Regardless of the type of system, any explosion protection strategy must include devices to protect both the silo from the initial deflagration as well as downstream and upstream equipment from secondary explosions.
1. Protecting the Vessel: Explosion Venting
When a deflagration occurs, vent panels serve as the weak point of the enclosure and provide a pathway for expanding pressures and flames to escape. Preferably vent panels are installed on the silo roof to minimizing the impact on the fillable silo volume and preventing recoil forces causing structural damage during an explosion event.
Explosion venting is relatively inexpensive compared to other protection methods and requires little maintenance, but a large external exclusion zone must be present and post-explosion fires may take place inside the silo.
If a sufficient external exclusion zone is not available or when the silo is installed indoors flameless venting may provide a potential solution. A flameless venting device is placed on top of the explosion vent panel and contains a flame filter that extinguishes the explosion flames. An integrated dust retention screen prevents unburnt fuel from being discharged preventing secondary explosions to take place outside the silo.
Additional vent accessories such as weather covers are available to allow installation in even the harshest conditions. Hygienic explosion vents are also available for food storage silos where CIP cleaning is applied.
2. Protecting the Vessel: Explosion Suppression
Similar to explosion venting, explosion suppression systems are also designed to mitigate the initial deflagration. When the incipient stages of a deflagration are detected, a Fike HRD bottle is activated to inject suppressant powder into the silo to suppress the deflagration - all within milliseconds of ignition.

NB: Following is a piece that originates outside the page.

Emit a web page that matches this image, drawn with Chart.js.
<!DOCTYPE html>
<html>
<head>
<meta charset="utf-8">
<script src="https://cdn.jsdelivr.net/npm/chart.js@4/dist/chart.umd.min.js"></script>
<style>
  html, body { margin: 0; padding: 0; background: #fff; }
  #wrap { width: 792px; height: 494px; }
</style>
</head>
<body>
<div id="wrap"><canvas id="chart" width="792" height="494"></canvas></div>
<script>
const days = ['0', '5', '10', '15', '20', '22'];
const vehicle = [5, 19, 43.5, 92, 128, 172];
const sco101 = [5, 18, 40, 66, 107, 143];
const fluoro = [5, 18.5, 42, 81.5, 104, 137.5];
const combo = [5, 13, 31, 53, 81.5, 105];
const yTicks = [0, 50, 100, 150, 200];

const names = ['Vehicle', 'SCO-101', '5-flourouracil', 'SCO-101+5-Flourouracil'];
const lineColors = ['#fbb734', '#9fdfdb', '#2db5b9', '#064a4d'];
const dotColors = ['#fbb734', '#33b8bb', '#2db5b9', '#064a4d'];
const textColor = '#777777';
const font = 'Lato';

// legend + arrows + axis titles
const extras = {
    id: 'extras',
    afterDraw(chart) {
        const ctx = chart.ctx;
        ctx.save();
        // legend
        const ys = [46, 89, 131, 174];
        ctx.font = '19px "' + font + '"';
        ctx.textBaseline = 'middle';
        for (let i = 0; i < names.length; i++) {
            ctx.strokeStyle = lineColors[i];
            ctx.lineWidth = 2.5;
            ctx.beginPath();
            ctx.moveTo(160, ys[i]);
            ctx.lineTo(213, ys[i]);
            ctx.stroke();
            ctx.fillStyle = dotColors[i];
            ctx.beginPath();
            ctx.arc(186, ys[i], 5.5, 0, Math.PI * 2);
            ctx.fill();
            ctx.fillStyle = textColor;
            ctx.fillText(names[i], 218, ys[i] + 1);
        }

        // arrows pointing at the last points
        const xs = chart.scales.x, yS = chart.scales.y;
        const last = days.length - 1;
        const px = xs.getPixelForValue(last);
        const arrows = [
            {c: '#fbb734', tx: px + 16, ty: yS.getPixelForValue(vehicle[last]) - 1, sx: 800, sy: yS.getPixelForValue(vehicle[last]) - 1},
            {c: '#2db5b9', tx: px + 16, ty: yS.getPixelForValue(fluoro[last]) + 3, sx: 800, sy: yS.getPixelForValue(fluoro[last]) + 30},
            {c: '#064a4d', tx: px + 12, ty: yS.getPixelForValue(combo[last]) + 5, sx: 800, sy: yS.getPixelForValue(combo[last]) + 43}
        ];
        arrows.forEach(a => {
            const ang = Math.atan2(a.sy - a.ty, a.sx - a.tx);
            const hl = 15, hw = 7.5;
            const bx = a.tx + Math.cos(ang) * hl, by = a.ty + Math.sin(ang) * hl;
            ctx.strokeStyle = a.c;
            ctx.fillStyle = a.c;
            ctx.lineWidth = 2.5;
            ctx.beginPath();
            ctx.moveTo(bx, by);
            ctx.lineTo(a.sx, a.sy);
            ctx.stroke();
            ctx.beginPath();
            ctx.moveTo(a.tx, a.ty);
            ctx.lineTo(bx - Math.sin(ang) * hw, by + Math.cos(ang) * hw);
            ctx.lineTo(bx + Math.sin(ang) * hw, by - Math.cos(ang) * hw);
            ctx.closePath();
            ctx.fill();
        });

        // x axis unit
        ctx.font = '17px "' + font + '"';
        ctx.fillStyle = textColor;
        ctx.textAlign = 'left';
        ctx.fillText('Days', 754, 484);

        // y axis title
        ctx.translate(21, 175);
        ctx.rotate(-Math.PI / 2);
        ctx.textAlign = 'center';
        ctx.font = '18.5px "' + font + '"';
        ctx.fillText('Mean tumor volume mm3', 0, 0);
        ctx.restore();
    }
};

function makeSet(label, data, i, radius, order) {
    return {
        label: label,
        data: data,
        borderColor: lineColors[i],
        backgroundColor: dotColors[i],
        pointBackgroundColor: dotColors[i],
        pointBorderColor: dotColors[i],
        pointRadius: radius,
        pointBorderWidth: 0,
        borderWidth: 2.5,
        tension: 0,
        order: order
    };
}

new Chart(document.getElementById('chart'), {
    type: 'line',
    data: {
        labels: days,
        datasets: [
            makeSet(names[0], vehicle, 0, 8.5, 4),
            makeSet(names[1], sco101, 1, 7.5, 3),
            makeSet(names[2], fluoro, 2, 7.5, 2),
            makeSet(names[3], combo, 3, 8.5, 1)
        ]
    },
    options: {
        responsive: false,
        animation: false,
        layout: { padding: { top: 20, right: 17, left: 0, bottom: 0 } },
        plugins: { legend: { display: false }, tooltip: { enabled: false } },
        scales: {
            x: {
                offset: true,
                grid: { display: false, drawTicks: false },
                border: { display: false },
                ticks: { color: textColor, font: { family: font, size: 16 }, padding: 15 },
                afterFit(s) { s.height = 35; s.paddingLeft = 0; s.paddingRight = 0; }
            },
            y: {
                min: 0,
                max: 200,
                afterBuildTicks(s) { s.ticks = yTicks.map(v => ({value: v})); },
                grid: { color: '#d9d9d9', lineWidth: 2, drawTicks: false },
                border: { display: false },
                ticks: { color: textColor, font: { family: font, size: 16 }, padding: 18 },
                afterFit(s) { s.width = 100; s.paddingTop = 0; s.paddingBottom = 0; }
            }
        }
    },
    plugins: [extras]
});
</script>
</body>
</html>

Suppression systems may be recommended or required in favor of venting solutions for the following reasons:
- Extinguishes the flame within the silo, reducing fire damage potential.
- Eliminates the flame release and greatly reduces the pressure path associated with explosion venting.
- Largely eliminates the discharge of toxic or hazardous materials outside of the dust collector enclosure.
HRD suppression bottles are installed on the roof or top-side wall and evenly distributed to ensure suppressant powder reaches the entire silo volume and to balance reaction forces during activation. Telescopic spreader nozzles with abrasion-resistant process covers are used to protect against erosion during silo filling and emptying.
3. Protecting Connected Equipment: Isolation
Stopping an explosion from spreading upstream and downstream into connected pipes and equipment is as important as containing the initial deflagration itself.
If flame is allowed to propagate to interconnected vessels, it can lead to pressure piling, where the pressure is built up in the adjoining vessel prior to the flame arriving. The ensuing deflagration in this connected vessel then starts at an increased pressure with correspondingly more serious consequences, both in terms of the rate of combustion and final pressure.
The product inlet (pneumatic filling line and gravity filling line) are often protected with active mechanical barriers (pinch valves or gate valves), as passive mechanical barriers are at risk of clogging due to the large amounts of product conveyed into the silo. Chemical isolation may also be used if the silo volume does not exceed chemical barrier limits. Furthermore, active mechanical barriers may also serve as spark suppressors/isolators.
If a dedusting line is installed, it may be isolated with a variety of protection methods, including a diverter, float valve, gate valve or chemical barrier. The Fike application’s team will ensure the most reliable isolation method is chosen for the unique application.
The product outlet may not require protection if the rotary valve is third-party approved as an explosion isolation device and activates quickly enough upon explosion detection. If the rotary valve isn’t capable of explosion isolation, a chemical barrier may be recommended if enough space exists in the duct.